KCHE-FM
- Cherokee, Iowa; United States;
- Frequency: 92.1 MHz
- Branding: KCHE FM 92.1

Programming
- Format: Classic hits
- Affiliations: USA Radio News

Ownership
- Owner: Simon Fuller; (Better Broadcasting Incorporated);
- Sister stations: KCHE (AM)

History
- First air date: December 9, 1976
- Call sign meaning: CHErokee

Technical information
- Licensing authority: FCC
- Facility ID: 60491
- Class: A
- ERP: 6,000 watts
- HAAT: 64 metres (210 feet)
- Transmitter coordinates: 42°47′21″N 95°33′08″W﻿ / ﻿42.78917°N 95.55222°W

Links
- Public license information: Public file; LMS;
- Webcast: Listen Live
- Website: kcheradio.com

= KCHE-FM =

KCHE-FM (92.1 MHz) is a commercial radio station licensed to serve the community of Cherokee, Iowa. The station primarily broadcasts a classic hits format. KCHE-FM is owned by Simon Fuller, through licensee Better Broadcasting Incorporated.

Former owners include Sioux Valley Broadcasting Company, Inc, Cherokee Broadcasting Company, and J & J Broadcasting Corporation.

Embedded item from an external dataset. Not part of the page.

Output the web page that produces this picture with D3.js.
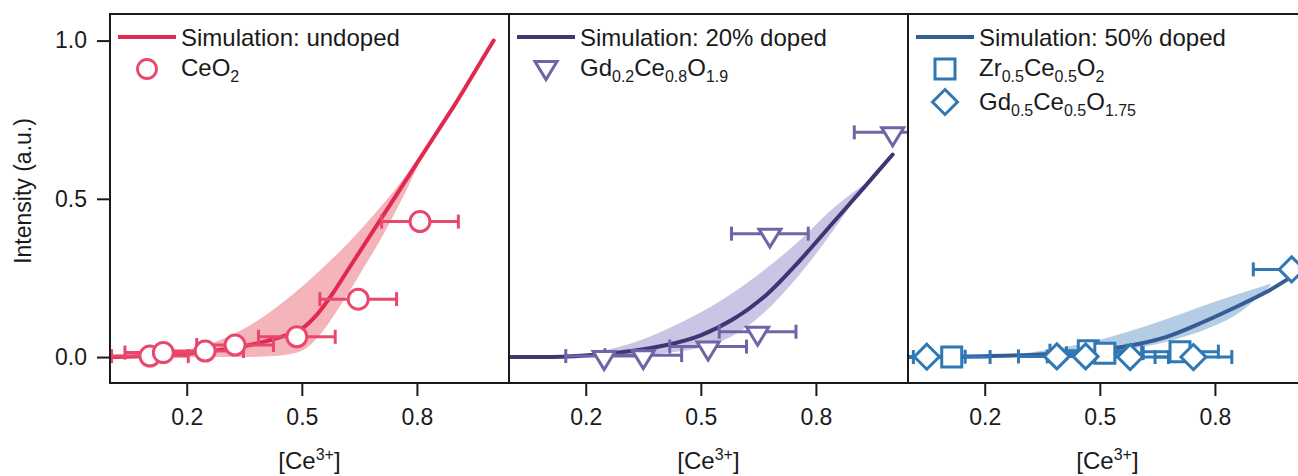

According to the Antenna Structure Registration database, the broadcast tower is 92 m tall with the antenna mounted at the 89 m level. The antenna array is a Harris Corporation model FML-3E. The tower is shared with its sister station KCHE (AM). The broadcast site is located one mile north of Cherokee on U.S. Route 59.